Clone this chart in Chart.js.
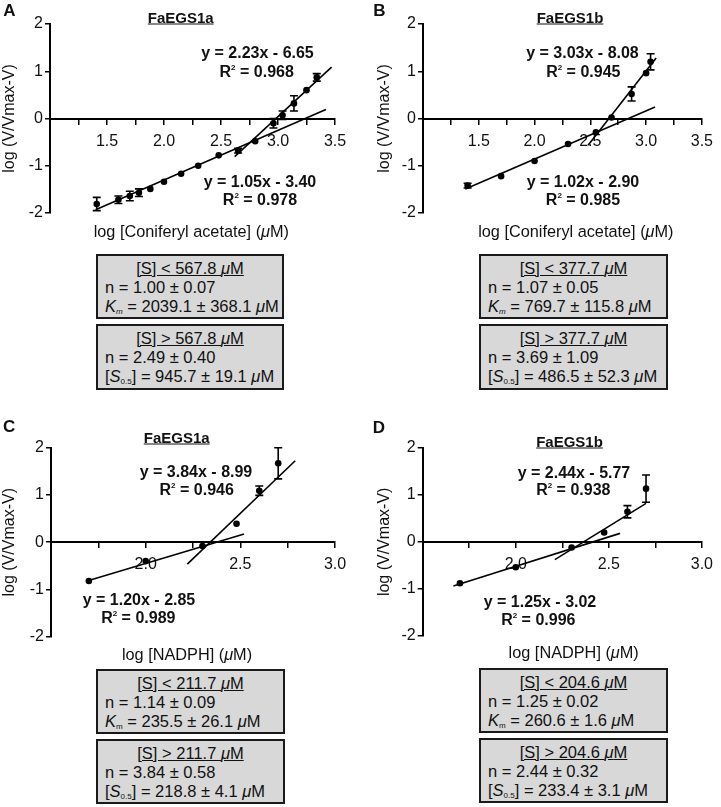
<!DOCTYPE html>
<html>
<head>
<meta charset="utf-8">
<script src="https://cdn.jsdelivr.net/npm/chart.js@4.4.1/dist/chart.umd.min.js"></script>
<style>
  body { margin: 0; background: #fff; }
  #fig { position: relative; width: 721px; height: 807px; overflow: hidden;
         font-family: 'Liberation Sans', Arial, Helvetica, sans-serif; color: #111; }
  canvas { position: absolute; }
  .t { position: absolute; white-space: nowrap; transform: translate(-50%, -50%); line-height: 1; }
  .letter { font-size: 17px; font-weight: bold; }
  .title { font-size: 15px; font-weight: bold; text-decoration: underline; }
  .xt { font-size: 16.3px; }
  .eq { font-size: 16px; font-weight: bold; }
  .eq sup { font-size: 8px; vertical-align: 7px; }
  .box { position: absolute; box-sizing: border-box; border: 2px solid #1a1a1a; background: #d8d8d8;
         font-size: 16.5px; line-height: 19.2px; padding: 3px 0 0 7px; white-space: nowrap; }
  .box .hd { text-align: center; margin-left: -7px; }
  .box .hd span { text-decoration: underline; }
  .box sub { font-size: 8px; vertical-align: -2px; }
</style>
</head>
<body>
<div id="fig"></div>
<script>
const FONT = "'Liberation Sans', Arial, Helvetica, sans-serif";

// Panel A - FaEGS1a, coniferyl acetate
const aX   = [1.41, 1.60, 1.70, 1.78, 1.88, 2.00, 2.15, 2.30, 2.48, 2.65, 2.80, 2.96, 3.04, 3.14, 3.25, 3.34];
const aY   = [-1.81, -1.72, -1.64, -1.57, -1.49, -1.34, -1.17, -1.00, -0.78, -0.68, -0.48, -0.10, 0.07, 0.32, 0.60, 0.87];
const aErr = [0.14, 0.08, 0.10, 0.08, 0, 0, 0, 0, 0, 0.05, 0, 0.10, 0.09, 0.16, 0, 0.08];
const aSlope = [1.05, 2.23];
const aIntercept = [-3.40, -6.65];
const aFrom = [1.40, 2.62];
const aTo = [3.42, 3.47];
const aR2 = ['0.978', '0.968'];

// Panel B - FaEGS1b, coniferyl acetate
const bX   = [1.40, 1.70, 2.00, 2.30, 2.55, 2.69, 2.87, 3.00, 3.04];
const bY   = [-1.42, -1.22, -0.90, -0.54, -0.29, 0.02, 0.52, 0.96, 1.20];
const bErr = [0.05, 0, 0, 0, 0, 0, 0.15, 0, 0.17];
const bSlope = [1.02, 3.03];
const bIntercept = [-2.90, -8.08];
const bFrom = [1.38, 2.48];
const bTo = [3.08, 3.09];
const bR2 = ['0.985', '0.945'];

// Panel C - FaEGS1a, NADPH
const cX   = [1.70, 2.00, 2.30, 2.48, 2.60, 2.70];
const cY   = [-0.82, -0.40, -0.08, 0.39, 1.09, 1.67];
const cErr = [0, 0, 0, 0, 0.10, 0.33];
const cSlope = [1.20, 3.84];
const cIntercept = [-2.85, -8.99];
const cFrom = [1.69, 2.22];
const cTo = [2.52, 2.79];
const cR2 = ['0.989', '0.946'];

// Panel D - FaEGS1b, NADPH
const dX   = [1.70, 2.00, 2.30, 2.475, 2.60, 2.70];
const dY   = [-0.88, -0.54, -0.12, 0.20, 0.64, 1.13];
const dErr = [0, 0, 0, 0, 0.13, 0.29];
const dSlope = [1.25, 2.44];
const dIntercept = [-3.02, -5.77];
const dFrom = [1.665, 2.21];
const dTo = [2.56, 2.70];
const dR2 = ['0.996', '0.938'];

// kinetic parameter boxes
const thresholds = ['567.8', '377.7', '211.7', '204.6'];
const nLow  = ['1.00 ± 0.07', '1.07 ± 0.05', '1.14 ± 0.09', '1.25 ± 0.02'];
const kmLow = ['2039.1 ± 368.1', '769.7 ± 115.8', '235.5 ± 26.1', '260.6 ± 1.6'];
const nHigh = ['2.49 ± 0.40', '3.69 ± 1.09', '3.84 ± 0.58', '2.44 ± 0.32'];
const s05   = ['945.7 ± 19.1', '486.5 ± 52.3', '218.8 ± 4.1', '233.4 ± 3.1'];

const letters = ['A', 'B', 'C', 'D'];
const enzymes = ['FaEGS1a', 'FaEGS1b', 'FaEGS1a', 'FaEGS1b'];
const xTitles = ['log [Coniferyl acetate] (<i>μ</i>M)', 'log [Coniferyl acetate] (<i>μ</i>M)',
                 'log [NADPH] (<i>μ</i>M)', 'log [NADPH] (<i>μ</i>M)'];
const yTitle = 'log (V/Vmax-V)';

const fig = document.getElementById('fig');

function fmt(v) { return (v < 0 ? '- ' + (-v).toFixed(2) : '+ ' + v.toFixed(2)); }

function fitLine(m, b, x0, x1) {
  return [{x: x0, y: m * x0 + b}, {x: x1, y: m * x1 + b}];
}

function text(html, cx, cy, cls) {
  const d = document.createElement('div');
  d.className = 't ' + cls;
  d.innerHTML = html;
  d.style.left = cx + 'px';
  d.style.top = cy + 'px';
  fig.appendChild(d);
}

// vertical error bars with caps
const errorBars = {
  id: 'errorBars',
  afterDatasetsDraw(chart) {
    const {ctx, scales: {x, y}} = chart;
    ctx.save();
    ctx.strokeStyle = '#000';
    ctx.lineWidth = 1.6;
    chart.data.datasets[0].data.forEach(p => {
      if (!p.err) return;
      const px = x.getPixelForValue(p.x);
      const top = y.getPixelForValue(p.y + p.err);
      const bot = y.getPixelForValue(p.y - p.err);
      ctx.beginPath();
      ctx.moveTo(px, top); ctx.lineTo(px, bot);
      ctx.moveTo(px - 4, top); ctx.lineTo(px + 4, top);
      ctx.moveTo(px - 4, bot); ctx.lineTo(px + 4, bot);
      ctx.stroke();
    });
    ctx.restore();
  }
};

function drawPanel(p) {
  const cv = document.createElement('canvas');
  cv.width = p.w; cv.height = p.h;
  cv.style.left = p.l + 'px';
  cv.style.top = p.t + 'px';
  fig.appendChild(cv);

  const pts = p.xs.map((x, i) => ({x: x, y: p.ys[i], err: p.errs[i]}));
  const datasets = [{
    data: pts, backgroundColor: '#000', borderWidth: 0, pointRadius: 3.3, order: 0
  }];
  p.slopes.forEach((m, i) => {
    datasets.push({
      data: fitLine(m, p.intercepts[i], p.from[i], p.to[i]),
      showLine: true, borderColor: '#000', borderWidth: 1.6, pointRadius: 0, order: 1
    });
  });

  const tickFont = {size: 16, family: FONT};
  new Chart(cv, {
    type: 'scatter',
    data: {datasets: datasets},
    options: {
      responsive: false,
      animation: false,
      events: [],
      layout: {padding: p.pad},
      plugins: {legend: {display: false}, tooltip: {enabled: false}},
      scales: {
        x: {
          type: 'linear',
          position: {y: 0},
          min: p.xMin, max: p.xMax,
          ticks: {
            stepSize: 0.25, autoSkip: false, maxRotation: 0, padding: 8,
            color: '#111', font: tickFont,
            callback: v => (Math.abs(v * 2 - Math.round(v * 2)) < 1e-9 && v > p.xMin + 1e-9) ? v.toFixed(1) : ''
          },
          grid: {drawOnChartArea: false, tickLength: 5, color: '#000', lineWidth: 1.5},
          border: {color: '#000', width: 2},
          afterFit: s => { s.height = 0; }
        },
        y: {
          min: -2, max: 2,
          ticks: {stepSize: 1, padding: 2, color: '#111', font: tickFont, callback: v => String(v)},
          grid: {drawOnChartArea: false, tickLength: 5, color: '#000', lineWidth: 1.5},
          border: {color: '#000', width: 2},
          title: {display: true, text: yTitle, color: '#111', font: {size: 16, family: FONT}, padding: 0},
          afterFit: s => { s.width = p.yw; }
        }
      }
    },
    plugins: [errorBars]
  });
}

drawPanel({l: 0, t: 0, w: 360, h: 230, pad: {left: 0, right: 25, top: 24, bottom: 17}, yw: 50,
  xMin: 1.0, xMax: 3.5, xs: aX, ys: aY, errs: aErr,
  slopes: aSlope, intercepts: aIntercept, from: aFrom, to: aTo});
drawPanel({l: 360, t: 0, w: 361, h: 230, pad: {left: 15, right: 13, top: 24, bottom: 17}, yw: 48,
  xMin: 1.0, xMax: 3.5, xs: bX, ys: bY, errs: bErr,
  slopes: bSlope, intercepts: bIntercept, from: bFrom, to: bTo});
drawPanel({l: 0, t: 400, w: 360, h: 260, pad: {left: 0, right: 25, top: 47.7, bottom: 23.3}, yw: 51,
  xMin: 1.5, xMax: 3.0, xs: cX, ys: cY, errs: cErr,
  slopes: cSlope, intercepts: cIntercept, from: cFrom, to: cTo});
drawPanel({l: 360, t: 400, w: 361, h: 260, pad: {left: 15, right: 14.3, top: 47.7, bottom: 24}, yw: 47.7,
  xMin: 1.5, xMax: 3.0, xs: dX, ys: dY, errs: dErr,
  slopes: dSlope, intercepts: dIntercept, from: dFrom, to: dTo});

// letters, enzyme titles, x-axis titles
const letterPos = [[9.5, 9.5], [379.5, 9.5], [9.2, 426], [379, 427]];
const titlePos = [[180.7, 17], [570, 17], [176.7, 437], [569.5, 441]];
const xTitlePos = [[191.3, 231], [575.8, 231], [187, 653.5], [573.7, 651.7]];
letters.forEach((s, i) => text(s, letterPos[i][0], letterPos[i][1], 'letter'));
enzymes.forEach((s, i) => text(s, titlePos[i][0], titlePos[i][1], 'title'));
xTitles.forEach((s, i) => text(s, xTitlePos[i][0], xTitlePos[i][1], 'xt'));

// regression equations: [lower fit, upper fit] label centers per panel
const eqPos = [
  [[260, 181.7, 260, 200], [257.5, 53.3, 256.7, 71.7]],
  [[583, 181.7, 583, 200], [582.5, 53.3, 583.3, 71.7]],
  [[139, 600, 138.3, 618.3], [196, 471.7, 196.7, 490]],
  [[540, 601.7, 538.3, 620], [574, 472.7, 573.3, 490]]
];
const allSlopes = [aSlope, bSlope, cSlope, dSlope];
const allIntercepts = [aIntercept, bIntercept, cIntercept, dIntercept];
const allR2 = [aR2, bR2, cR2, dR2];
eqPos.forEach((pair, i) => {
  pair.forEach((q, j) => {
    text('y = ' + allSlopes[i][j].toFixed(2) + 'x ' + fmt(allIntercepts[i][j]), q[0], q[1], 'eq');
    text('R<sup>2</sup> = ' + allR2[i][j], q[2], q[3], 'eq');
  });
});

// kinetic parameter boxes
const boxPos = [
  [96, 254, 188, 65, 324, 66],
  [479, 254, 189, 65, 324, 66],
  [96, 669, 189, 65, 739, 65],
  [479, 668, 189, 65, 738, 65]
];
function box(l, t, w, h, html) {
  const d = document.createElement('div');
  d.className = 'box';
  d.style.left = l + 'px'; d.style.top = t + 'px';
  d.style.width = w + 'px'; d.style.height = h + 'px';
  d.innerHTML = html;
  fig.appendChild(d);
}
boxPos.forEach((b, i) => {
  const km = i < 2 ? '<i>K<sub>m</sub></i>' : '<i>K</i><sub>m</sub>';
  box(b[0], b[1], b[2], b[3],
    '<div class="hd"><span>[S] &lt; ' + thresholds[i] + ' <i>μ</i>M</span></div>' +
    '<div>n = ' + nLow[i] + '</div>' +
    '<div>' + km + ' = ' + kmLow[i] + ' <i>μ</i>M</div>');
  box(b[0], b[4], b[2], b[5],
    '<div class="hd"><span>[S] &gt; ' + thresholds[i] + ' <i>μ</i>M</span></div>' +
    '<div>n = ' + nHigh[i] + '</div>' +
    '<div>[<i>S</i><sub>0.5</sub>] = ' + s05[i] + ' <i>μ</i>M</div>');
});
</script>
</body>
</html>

Written problem: Print the data above verbatim from the first line through the line holding "const bR2 = ['0.985', '0.945'];", leaving every picture out.

Answer for the task:
Clone this chart in Chart.js.
<!DOCTYPE html>
<html>
<head>
<meta charset="utf-8">
<script src="https://cdn.jsdelivr.net/npm/chart.js@4.4.1/dist/chart.umd.min.js"></script>
<style>
  body { margin: 0; background: #fff; }
  #fig { position: relative; width: 721px; height: 807px; overflow: hidden;
         font-family: 'Liberation Sans', Arial, Helvetica, sans-serif; color: #111; }
  canvas { position: absolute; }
  .t { position: absolute; white-space: nowrap; transform: translate(-50%, -50%); line-height: 1; }
  .letter { font-size: 17px; font-weight: bold; }
  .title { font-size: 15px; font-weight: bold; text-decoration: underline; }
  .xt { font-size: 16.3px; }
  .eq { font-size: 16px; font-weight: bold; }
  .eq sup { font-size: 8px; vertical-align: 7px; }
  .box { position: absolute; box-sizing: border-box; border: 2px solid #1a1a1a; background: #d8d8d8;
         font-size: 16.5px; line-height: 19.2px; padding: 3px 0 0 7px; white-space: nowrap; }
  .box .hd { text-align: center; margin-left: -7px; }
  .box .hd span { text-decoration: underline; }
  .box sub { font-size: 8px; vertical-align: -2px; }
</style>
</head>
<body>
<div id="fig"></div>
<script>
const FONT = "'Liberation Sans', Arial, Helvetica, sans-serif";

// Panel A - FaEGS1a, coniferyl acetate
const aX   = [1.41, 1.60, 1.70, 1.78, 1.88, 2.00, 2.15, 2.30, 2.48, 2.65, 2.80, 2.96, 3.04, 3.14, 3.25, 3.34];
const aY   = [-1.81, -1.72, -1.64, -1.57, -1.49, -1.34, -1.17, -1.00, -0.78, -0.68, -0.48, -0.10, 0.07, 0.32, 0.60, 0.87];
const aErr = [0.14, 0.08, 0.10, 0.08, 0, 0, 0, 0, 0, 0.05, 0, 0.10, 0.09, 0.16, 0, 0.08];
const aSlope = [1.05, 2.23];
const aIntercept = [-3.40, -6.65];
const aFrom = [1.40, 2.62];
const aTo = [3.42, 3.47];
const aR2 = ['0.978', '0.968'];

// Panel B - FaEGS1b, coniferyl acetate
const bX   = [1.40, 1.70, 2.00, 2.30, 2.55, 2.69, 2.87, 3.00, 3.04];
const bY   = [-1.42, -1.22, -0.90, -0.54, -0.29, 0.02, 0.52, 0.96, 1.20];
const bErr = [0.05, 0, 0, 0, 0, 0, 0.15, 0, 0.17];
const bSlope = [1.02, 3.03];
const bIntercept = [-2.90, -8.08];
const bFrom = [1.38, 2.48];
const bTo = [3.08, 3.09];
const bR2 = ['0.985', '0.945'];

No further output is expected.